Please output the records below in full, exactly as given, but without the images.

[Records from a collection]
►

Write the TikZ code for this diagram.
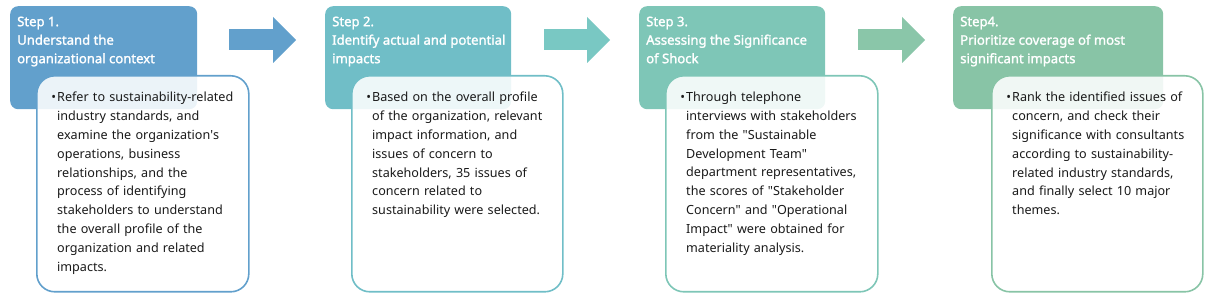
\documentclass[tikz,border=0pt]{standalone}
\usepackage{fontspec}
\setmainfont{Noto Sans}[AutoFakeBold=1.6]
\usetikzlibrary{arrows.meta}

\definecolor{headone}{HTML}{62A0CC}
\definecolor{headtwo}{HTML}{70BEC7}
\definecolor{headthree}{HTML}{7EC6B7}
\definecolor{headfour}{HTML}{88C4A6}
\definecolor{arrowtwo}{HTML}{79C8C3}
\definecolor{arrowthree}{HTML}{8AC6A9}
\definecolor{bodyink}{HTML}{1A1A1A}

\newcommand{\bul}{\leavevmode\llap{{\fontsize{12.6}{12.6}\selectfont\textbullet}\hspace{1pt}}}
\newcommand{\dq}{\textquotedbl}

\begin{document}
\begin{tikzpicture}[
    x=1pt, y=-1pt,
    head/.style={rectangle, rounded corners=8pt, anchor=north west, minimum height=103pt, inner sep=0pt},
    title/.style={anchor=north west, inner sep=0pt, xshift=7pt, yshift=-10.5pt, text=white, align=left,
      font=\fontsize{13.1}{18.5}\selectfont\bfseries},
    body/.style={rectangle, rounded corners=18pt, draw, line width=1.6pt, fill=white, fill opacity=0.88,
      anchor=north west, minimum width=211pt, minimum height=216pt, inner sep=0pt},
    bodytext/.style={anchor=north west, inner sep=0pt, xshift=21pt, yshift=-17pt, text=bodyink,
      fill opacity=1, text opacity=1, align=left, text width=200pt,
      font=\fontsize{12.6}{18.8}\selectfont},
    bigarrow/.style={line width=21pt, -{Triangle[length=23pt, width=46pt, line width=0pt]}}
  ]
    \useasboundingbox (0,0) rectangle (1207,304);

    % Step headers
    \node[head, fill=headone, minimum width=187pt,
      label={[title]north west:Step 1.\\Understand the\\organizational context}] (head1) at (10,6) {};
    \node[head, fill=headtwo, minimum width=186pt,
      label={[title]north west:Step 2.\\Identify actual and potential\\impacts}] (head2) at (325,6) {};
    \node[head, fill=headthree, minimum width=186pt,
      label={[title]north west:Step 3.\\Assessing the Significance\\of Shock}] (head3) at (639,6) {};
    \node[head, fill=headfour, minimum width=210pt,
      label={[title]north west:Step4.\\Prioritize coverage of most\\significant impacts}] (head4) at (953,6) {};

    % Description boxes
    \node[body, draw=headone, minimum width=212pt,
      label={[bodytext]north west:\bul Refer to sustainability-related\\industry standards, and\\examine the organization\textquotesingle s\\operations, business\\relationships, and the\\process of identifying\\stakeholders to understand\\the overall profile of the\\organization and related\\impacts.}]
      (body1) at ([xshift=26pt, yshift=-69pt]head1.north west) {};
    \node[body, draw=headtwo,
      label={[bodytext]north west:\bul Based on the overall profile\\of the organization, relevant\\impact information, and\\issues of concern to\\stakeholders, 35 issues of\\concern related to\\sustainability were selected.}]
      (body2) at ([xshift=26pt, yshift=-69pt]head2.north west) {};
    \node[body, draw=headthree, minimum width=212pt,
      label={[bodytext]north west:\bul Through telephone\\interviews with stakeholders\\from the \dq Sustainable\\Development Team\dq\\department representatives,\\the scores of \dq Stakeholder\\Concern\dq{} and \dq Operational\\Impact\dq{} were obtained for\\materiality analysis.}]
      (body3) at ([xshift=26pt, yshift=-69pt]head3.north west) {};
    \node[body, draw=headfour,
      label={[bodytext]north west:\bul Rank the identified issues of\\concern, and check their\\significance with consultants\\according to sustainability-\\related industry standards,\\and finally select 10 major\\themes.}]
      (body4) at ([xshift=38pt, yshift=-69pt]head4.north west) {};

    % Arrows
    \draw[bigarrow, headone] ([xshift=32pt, yshift=-34pt]head1.north east) -- ([xshift=-29pt, yshift=-34pt]head2.north west);
    \draw[bigarrow, arrowtwo] ([xshift=33pt, yshift=-34pt]head2.north east) -- ([xshift=-29pt, yshift=-34pt]head3.north west);
    \draw[bigarrow, arrowthree] ([xshift=33pt, yshift=-34pt]head3.north east) -- ([xshift=-28pt, yshift=-34pt]head4.north west);
  \end{tikzpicture}
\end{document}
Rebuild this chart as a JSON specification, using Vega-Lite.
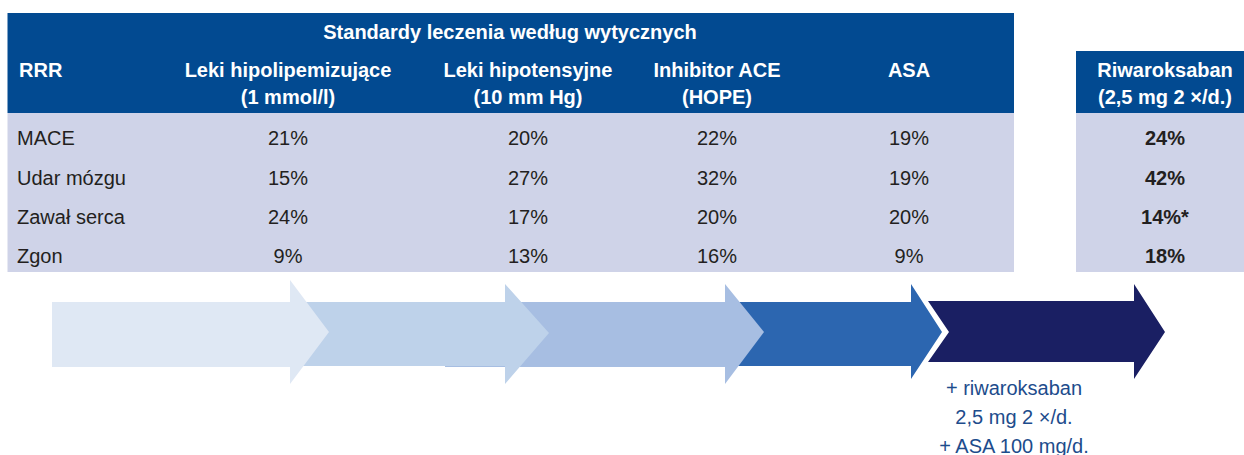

◄

▶ _Answer to this problem_
Write the TikZ code for this diagram.
\documentclass[tikz,border=0pt]{standalone}
\usepackage{fontspec}
\setmainfont{Noto Sans}[AutoFakeBold=1.6]
\usetikzlibrary{arrows.meta}

\definecolor{headone}{HTML}{62A0CC}
\definecolor{headtwo}{HTML}{70BEC7}
\definecolor{headthree}{HTML}{7EC6B7}
\definecolor{headfour}{HTML}{88C4A6}
\definecolor{arrowtwo}{HTML}{79C8C3}
\definecolor{arrowthree}{HTML}{8AC6A9}
\definecolor{bodyink}{HTML}{1A1A1A}

\newcommand{\bul}{\leavevmode\llap{{\fontsize{12.6}{12.6}\selectfont\textbullet}\hspace{1pt}}}
\newcommand{\dq}{\textquotedbl}

\begin{document}
\begin{tikzpicture}[
    x=1pt, y=-1pt,
    head/.style={rectangle, rounded corners=8pt, anchor=north west, minimum height=103pt, inner sep=0pt},
    title/.style={anchor=north west, inner sep=0pt, xshift=7pt, yshift=-10.5pt, text=white, align=left,
      font=\fontsize{13.1}{18.5}\selectfont\bfseries},
    body/.style={rectangle, rounded corners=18pt, draw, line width=1.6pt, fill=white, fill opacity=0.88,
      anchor=north west, minimum width=211pt, minimum height=216pt, inner sep=0pt},
    bodytext/.style={anchor=north west, inner sep=0pt, xshift=21pt, yshift=-17pt, text=bodyink,
      fill opacity=1, text opacity=1, align=left, text width=200pt,
      font=\fontsize{12.6}{18.8}\selectfont},
    bigarrow/.style={line width=21pt, -{Triangle[length=23pt, width=46pt, line width=0pt]}}
  ]
    \useasboundingbox (0,0) rectangle (1207,304);

    % Step headers
    \node[head, fill=headone, minimum width=187pt,
      label={[title]north west:Step 1.\\Understand the\\organizational context}] (head1) at (10,6) {};
    \node[head, fill=headtwo, minimum width=186pt,
      label={[title]north west:Step 2.\\Identify actual and potential\\impacts}] (head2) at (325,6) {};
    \node[head, fill=headthree, minimum width=186pt,
      label={[title]north west:Step 3.\\Assessing the Significance\\of Shock}] (head3) at (639,6) {};
    \node[head, fill=headfour, minimum width=210pt,
      label={[title]north west:Step4.\\Prioritize coverage of most\\significant impacts}] (head4) at (953,6) {};

    % Description boxes
    \node[body, draw=headone, minimum width=212pt,
      label={[bodytext]north west:\bul Refer to sustainability-related\\industry standards, and\\examine the organization\textquotesingle s\\operations, business\\relationships, and the\\process of identifying\\stakeholders to understand\\the overall profile of the\\organization and related\\impacts.}]
      (body1) at ([xshift=26pt, yshift=-69pt]head1.north west) {};
    \node[body, draw=headtwo,
      label={[bodytext]north west:\bul Based on the overall profile\\of the organization, relevant\\impact information, and\\issues of concern to\\stakeholders, 35 issues of\\concern related to\\sustainability were selected.}]
      (body2) at ([xshift=26pt, yshift=-69pt]head2.north west) {};
    \node[body, draw=headthree, minimum width=212pt,
      label={[bodytext]north west:\bul Through telephone\\interviews with stakeholders\\from the \dq Sustainable\\Development Team\dq\\department representatives,\\the scores of \dq Stakeholder\\Concern\dq{} and \dq Operational\\Impact\dq{} were obtained for\\materiality analysis.}]
      (body3) at ([xshift=26pt, yshift=-69pt]head3.north west) {};
    \node[body, draw=headfour,
      label={[bodytext]north west:\bul Rank the identified issues of\\concern, and check their\\significance with consultants\\according to sustainability-\\related industry standards,\\and finally select 10 major\\themes.}]
      (body4) at ([xshift=38pt, yshift=-69pt]head4.north west) {};

    % Arrows
    \draw[bigarrow, headone] ([xshift=32pt, yshift=-34pt]head1.north east) -- ([xshift=-29pt, yshift=-34pt]head2.north west);
    \draw[bigarrow, arrowtwo] ([xshift=33pt, yshift=-34pt]head2.north east) -- ([xshift=-29pt, yshift=-34pt]head3.north west);
    \draw[bigarrow, arrowthree] ([xshift=33pt, yshift=-34pt]head3.north east) -- ([xshift=-28pt, yshift=-34pt]head4.north west);
  \end{tikzpicture}
\end{document}
Rebuild this chart as a JSON specification, using Vega-Lite.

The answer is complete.